La historia nos revela que ni estos ni varios subsecuentes llamados a la paz de Benedicto XV serían tomados verdaderamente en cuenta por los líderes de los imperios que, enfrascados en sus obsesiones por el control y la dominación de vastos territorios a través de las armas, los ejércitos y las alianzas, no alcanzaron a ver cómo se escapaba toda una era de entre sus manos.
El mismo Della Chiesa, limitado indudablemente por su contexto, tampoco advirtió esos cambios. Forjó a todo un cuerpo de cardenales cuya función no fue otra que la de mantener canales diplomáticos entre los imperios a favor de la estabilidad y de la caridad entre los desastres de la guerra (Benedicto XV será recordado por su intensa gestión humanitaria a favor de los niños huérfanos y hambrientos, de los prisioneros de guerra y de los miserables víctimas de las economías de guerra); pero, si al inicio del conflicto el pontífice hablaba de ‘reinos y pueblos’; al final de sus días, y a pesar suyo, elevó preces por la ‘sociedad humana y la sociedad civil’.
La Gran Guerra rompió definitivamente los principios y mecanismos internos de los imperios tradicionales y abrió camino a la incipiente ‘sociedad de naciones’ con nuevas ideologías y fundamentos de gobierno.
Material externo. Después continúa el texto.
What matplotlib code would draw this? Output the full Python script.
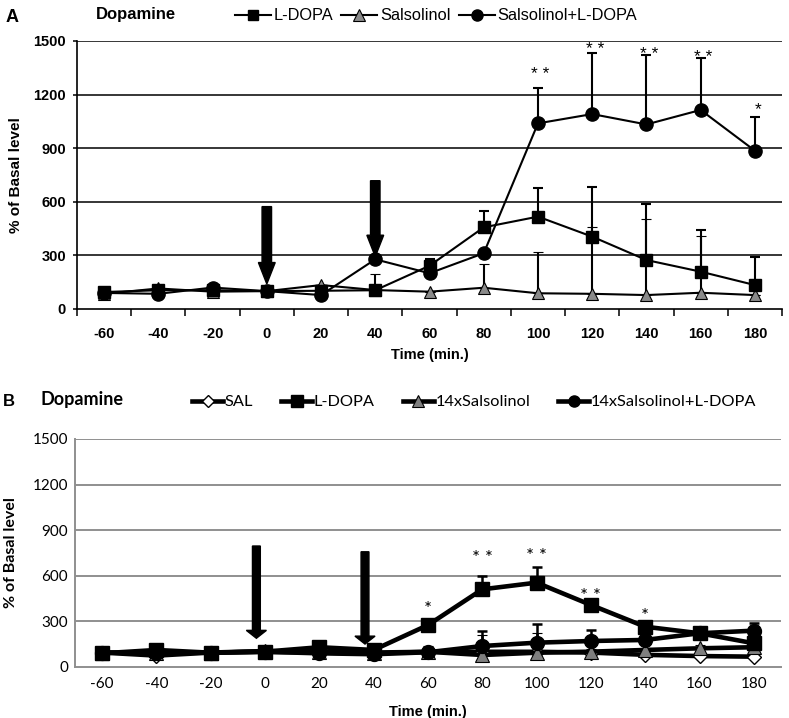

Sólo la voz del Papa, durante y después de los conflictos, urgió siempre a la unidad y a la adhesión a los principios cristianos como única respuesta frente a los males derivados de la tensiones entre los poderes; incluso en su encíclica ‘Pacem, Dei munus pulcherrimum’ (La paz, hermoso don de Dios) sigue advirtiendo lo frágiles que son los acuerdos si detrás perviven sentimientos de odio y enemistad.
Benedicto XV comprendió el fin de la guerra como una ‘promisoria aurora’ que requería poner manos la obra: “No ha habido época de la historia en que sea más necesario dilatar los senos de la caridad como en estos días de universal angustia y dolor; ni tal vez ha sido nunca tan necesaria como hoy día al género humano una beneficencia abierta a todos, nacida de un sincero amor al prójimo y llena toda ella de un espíritu de sacrificio y abnegación”.
Duró poco este deseo porque los tambores de guerra volvieron a sonar en todo el mundo. Pero justo hace cien años, deshechas y rehechas casi todas las fronteras, el primer pontífice que hizo de la diplomacia el mejor recurso para favorecer el bien común entre naciones y estados plurales, diversos y, sobre todo, seculares sintetizó el deber de las naciones modernas: “En efecto, no se trata sólo de aliviar a los pueblos de cargas ahora insoportables -que no es poca cosa- sino también -y lo que es más importante- de evitar en lo posible los peligros de nuevas guerras”.
Benedicto XV falleció el 22 de enero de 1922; fue extensamente reconocido como un artífice de la paz.